┌─ Material provided

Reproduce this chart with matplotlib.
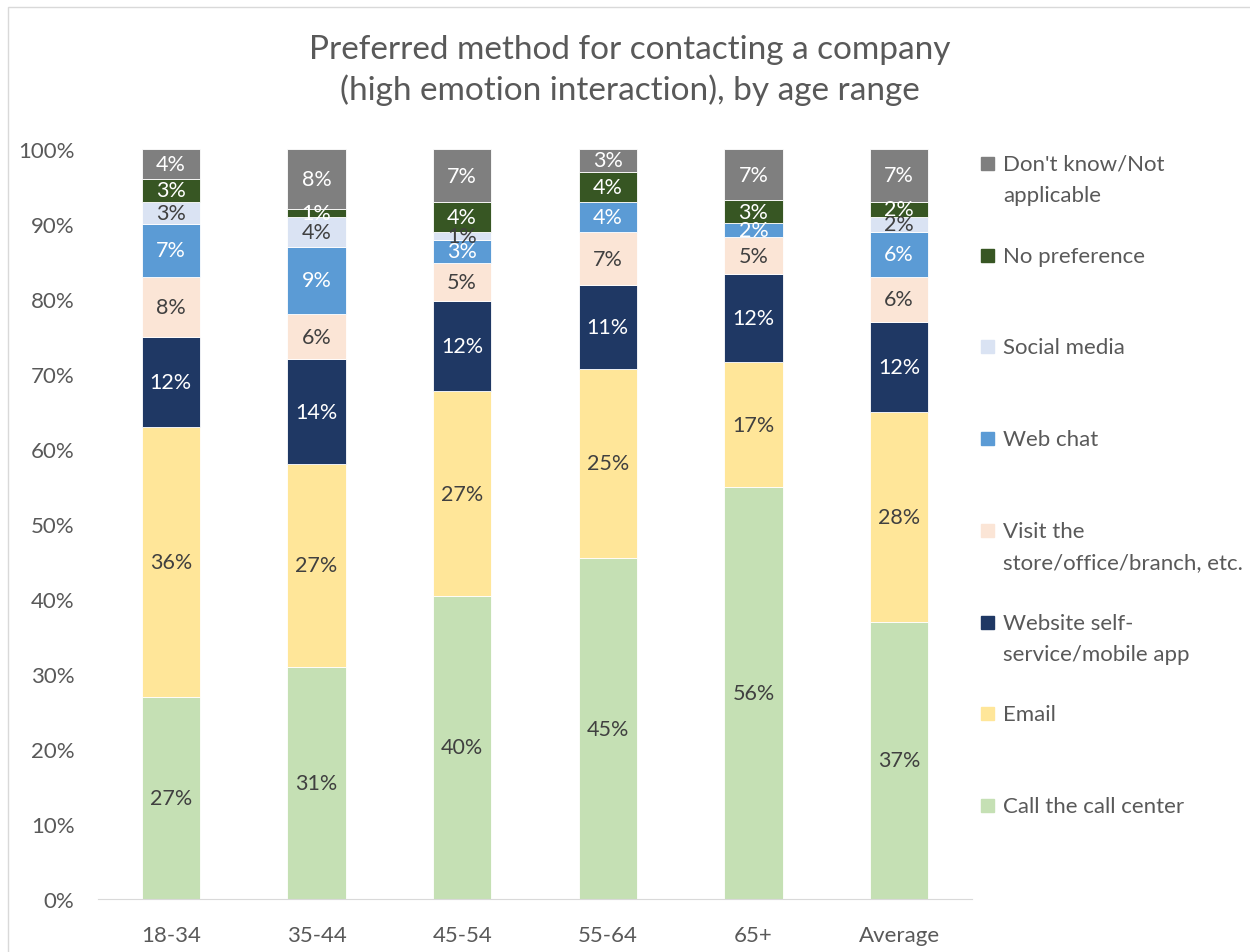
import numpy as np
import matplotlib.pyplot as plt
from matplotlib.patches import Rectangle

plt.rcParams['font.family'] = ['Lato', 'DejaVu Sans']

# raw shares per age range (Excel 100% stacked normalises each column)
age_ranges = ["18-34", "35-44", "45-54", "55-64", "65+", "Average"]

call_center = [27, 31, 40, 45, 56, 37]
email = [36, 27, 27, 25, 17, 28]
website_app = [12, 14, 12, 11, 12, 12]
visit_store = [8, 6, 5, 7, 5, 6]
web_chat = [7, 9, 3, 4, 2, 6]
social_media = [3, 4, 1, 0, 0, 2]
no_preference = [3, 1, 4, 4, 3, 2]
dont_know = [4, 8, 7, 3, 7, 7]

series_names = [
    "Call the call center",
    "Email",
    "Website self-\nservice/mobile app",
    "Visit the\nstore/office/branch, etc.",
    "Web chat",
    "Social media",
    "No preference",
    "Don't know/Not\napplicable",
]
series_values = [call_center, email, website_app, visit_store,
                 web_chat, social_media, no_preference, dont_know]
colors = ["#C5E0B4", "#FFE699", "#1F3864", "#FBE5D6",
          "#5B9BD5", "#DAE3F3", "#375623", "#7F7F7F"]
label_colors = ["#404040", "#404040", "white", "#404040",
                "white", "#404040", "white", "white"]

text_gray = "#595959"

data = np.array(series_values, dtype=float)
shares = data / data.sum(axis=0)

fig = plt.figure(figsize=(12.5, 9.53), dpi=100)
ax = fig.add_axes([0.0784, 0.0556, 0.6992, 0.787])

x = np.arange(len(age_ranges))
bottom = np.zeros(len(age_ranges))
for i in range(len(series_names)):
    ax.bar(x, shares[i], bottom=bottom, width=0.4, color=colors[i],
           edgecolor="white", linewidth=0.6)
    for j in range(len(age_ranges)):
        if data[i, j] > 0:
            ax.text(x[j], bottom[j] + shares[i, j] / 2,
                    "%d%%" % data[i, j], ha="center", va="center",
                    fontsize=15.5, color=label_colors[i])
    bottom += shares[i]

ax.set_xlim(-0.5, len(age_ranges) - 0.5)
ax.set_ylim(0, 1)
ax.set_yticks(np.arange(0, 1.01, 0.1))
ax.set_yticklabels(["%d%%" % v for v in range(0, 101, 10)])
ax.set_xticks(x)
ax.set_xticklabels(age_ranges)
ax.tick_params(axis="both", length=0, labelsize=16, colors=text_gray)
ax.tick_params(axis="y", pad=17)
ax.tick_params(axis="x", pad=19)
for side in ["top", "right", "left"]:
    ax.spines[side].set_visible(False)
ax.spines["bottom"].set_color("#D9D9D9")

fig.text(0.504, 0.926,
         "Preferred method for contacting a company\n(high emotion interaction), by age range",
         ha="center", va="center", fontsize=24, color=text_gray,
         linespacing=1.4)

# legend, top entry first, evenly spaced like Excel
legend_y = np.linspace(1 - 165 / 953, 1 - 807 / 953, len(series_names))
for k, i in enumerate(range(len(series_names) - 1, -1, -1)):
    y = legend_y[k]
    fig.add_artist(Rectangle((981 / 1250, y - 6 / 953), 13 / 1250, 13 / 953,
                             transform=fig.transFigure, color=colors[i]))
    fig.text(1003 / 1250, y + 10 / 953, series_names[i], ha="left", va="top",
             fontsize=16, color=text_gray, linespacing=1.7)

# chart area border
fig.add_artist(Rectangle((8 / 1250, -0.01), 1.1, 1.0016, transform=fig.transFigure,
                         fill=False, edgecolor="#D9D9D9", linewidth=1))

fig.savefig("out.png", dpi=100)
plt.close()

└─

**To be done:**
Without any pictures, reproduce the lines from the first one in the material through the line that has "dont_know = [4, 8, 7, 3, 7, 7]", exactly as they appear.

**Task answer:**
Reproduce this chart with matplotlib.
import numpy as np
import matplotlib.pyplot as plt
from matplotlib.patches import Rectangle

plt.rcParams['font.family'] = ['Lato', 'DejaVu Sans']

# raw shares per age range (Excel 100% stacked normalises each column)
age_ranges = ["18-34", "35-44", "45-54", "55-64", "65+", "Average"]

call_center = [27, 31, 40, 45, 56, 37]
email = [36, 27, 27, 25, 17, 28]
website_app = [12, 14, 12, 11, 12, 12]
visit_store = [8, 6, 5, 7, 5, 6]
web_chat = [7, 9, 3, 4, 2, 6]
social_media = [3, 4, 1, 0, 0, 2]
no_preference = [3, 1, 4, 4, 3, 2]
dont_know = [4, 8, 7, 3, 7, 7]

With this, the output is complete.